As medical practices expand in size, an increased number of professionals come into contact with patients. This has many positive results: patients can get multiple opinions and diagnoses, allowing their treatment to be more well-rounded, and doctors can expand their patient network by bringing nurse practitioners and physician assistants on board. However, these additions can also bring added risk to doctors in the form of vicarious liability.
Vicarious liability occurs when employees of a business come in contact with a client or patient. This can be troublesome when it comes to medical malpractice insurance, as a general policy form may not have any endorsements that address vicarious liability coverage. Should a lawsuit be brought by a patient against your practice, the doctor who owns the practice can be named in it, even if that doctor never had any contact with the patient. Additionally, if the main provider of treatment was a contractor rather than an employee, this contractor may have malpractice insurance of his or her own, resulting in a dispute between multiple carriers over which is responsible for coverage in the suit. In some cases, this can result in the carriers denying coverage due to unclear language in the policies.
Because of all the possible loopholes and technicalities, it is important that doctors carefully review their insurance policy to ensure that their carrier will insure any employees or contractors in their practice.

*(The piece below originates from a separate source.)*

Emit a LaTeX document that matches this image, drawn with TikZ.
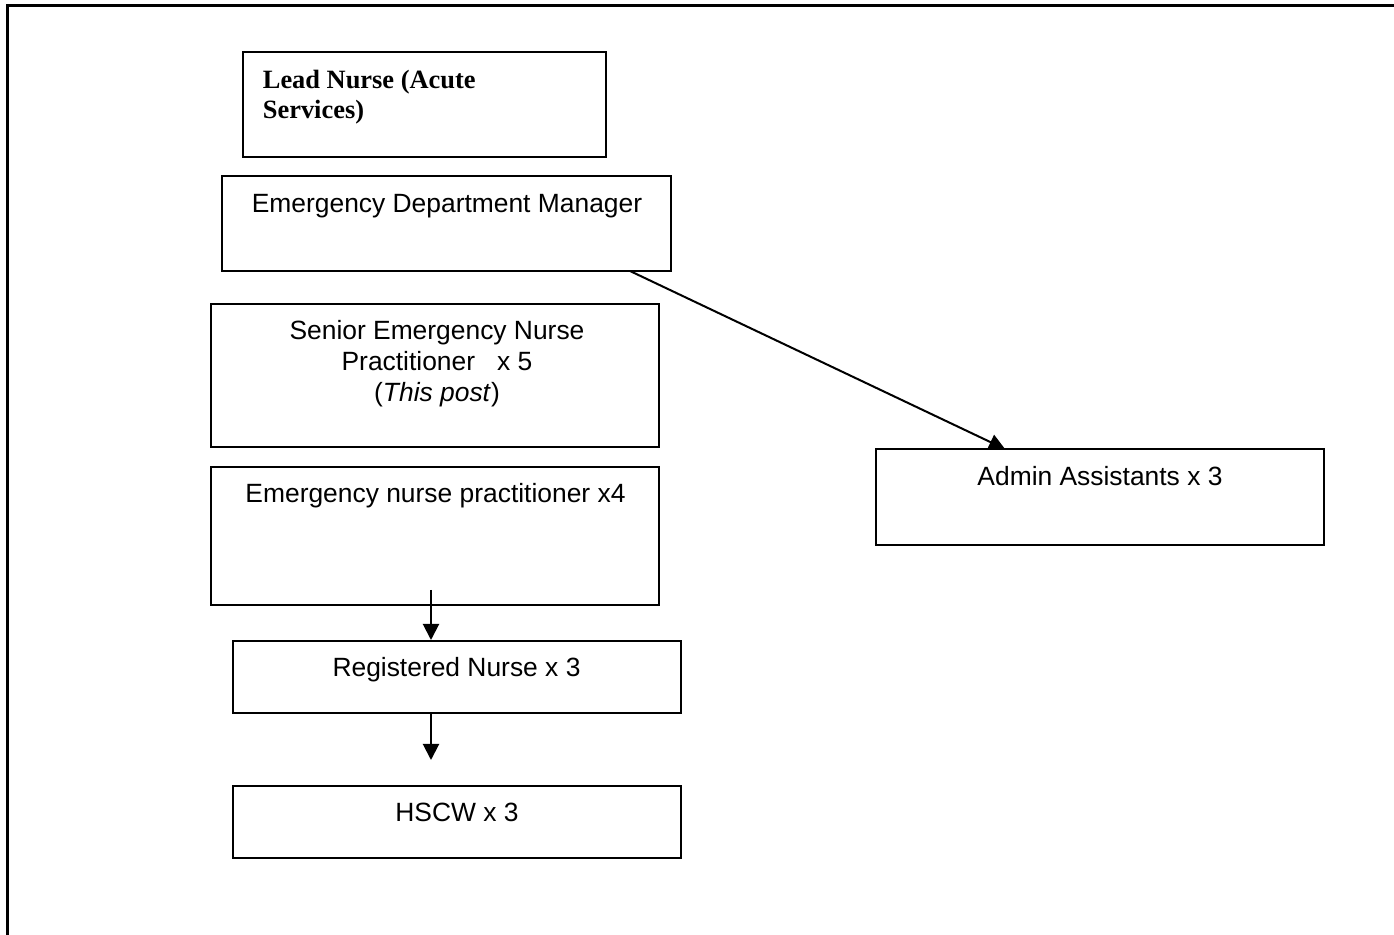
\documentclass[tikz,border=0pt]{standalone}
\usepackage{fontspec}
\setmainfont{Liberation Serif}
\setsansfont{Liberation Sans}
\usetikzlibrary{arrows.meta}

\begin{document}
\begin{tikzpicture}[x=0.5pt,y=-0.5pt,>={Triangle[width=8pt,length=8pt]}]
  \tikzstyle{box}=[rectangle,draw=black,line width=1pt,inner sep=0pt]
  \tikzstyle{txt}=[font=\sffamily\fontsize{13.2}{15.6}\selectfont,inner sep=0pt,align=center]
  \tikzstyle{head}=[font=\rmfamily\bfseries\fontsize{13.2}{15}\selectfont,inner sep=0pt,align=left]

\useasboundingbox (0,0) rectangle (1394,935);
\draw[line width=1.5pt] (7,935) -- (7,6) -- (1394,6);

\foreach \n/\cx/\cy/\w/\h in {lead/424.5/104.5/363/105, edm/446.5/223.5/449/95,
  senp/435/375.5/448/143, enp/435/536/448/138, rn/457/677/448/72,
  hscw/457/822/448/72, admin/1100/497/448/96} {
  \node[box,minimum width=\w*0.5pt,minimum height=\h*0.5pt] (\n) at (\cx,\cy) {};
}

\node[head,anchor=north west] (leadtext) at (262.5,70) {Lead Nurse (Acute\\Services)};
\node[txt,anchor=north] (senptext) at (437,320)
  {Senior Emergency Nurse\\Practitioner \ \ x 5\\(\textit{This post})};
\foreach \n/\cx/\cy/\t in {edm/447/212.5/Emergency Department Manager,
  enp/435.5/502.5/Emergency nurse practitioner x4, rn/456.5/676.5/Registered Nurse x 3,
  hscw/457/821.5/HSCW x 3, admin/1100/485.5/Admin Assistants x 3} {
  \node[txt,anchor=base] (\n text) at (\cx,\cy) {\t};
}

\coordinate (a1) at (431,590);
\coordinate (a2) at (431,760);
\coordinate (d1) at (630,271);
\coordinate (d2) at (1005,449);
\draw[->,line width=1pt] (a1) -- (a1 |- rn.north);
\draw[->,line width=1pt] (a2 |- rn.south) -- (a2);
\draw[->,line width=1pt] (d1) -- (d2);

\end{tikzpicture}
\end{document}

Different carriers have different ways of dealing with vicarious liability. Some include coverage for “allieds”—lab technicians, office assistants—in the general policy form while requiring “physician extenders,” including nurse practitioners, physicians’ assistants, nurse anesthetists, and others, to be specifically named. However, this varies by carrier, so it is important that all issues be discussed before a policy is agreed upon. Indeed, doctors are encouraged to seek out legal counsel in order to ensure that no coverage is overlooked. The cost of retaining an attorney may be considerable, but paying this amount up front is preferable to the worst case scenario of the carrier denying coverage of a claim based on ambiguous language in the policy’s wording.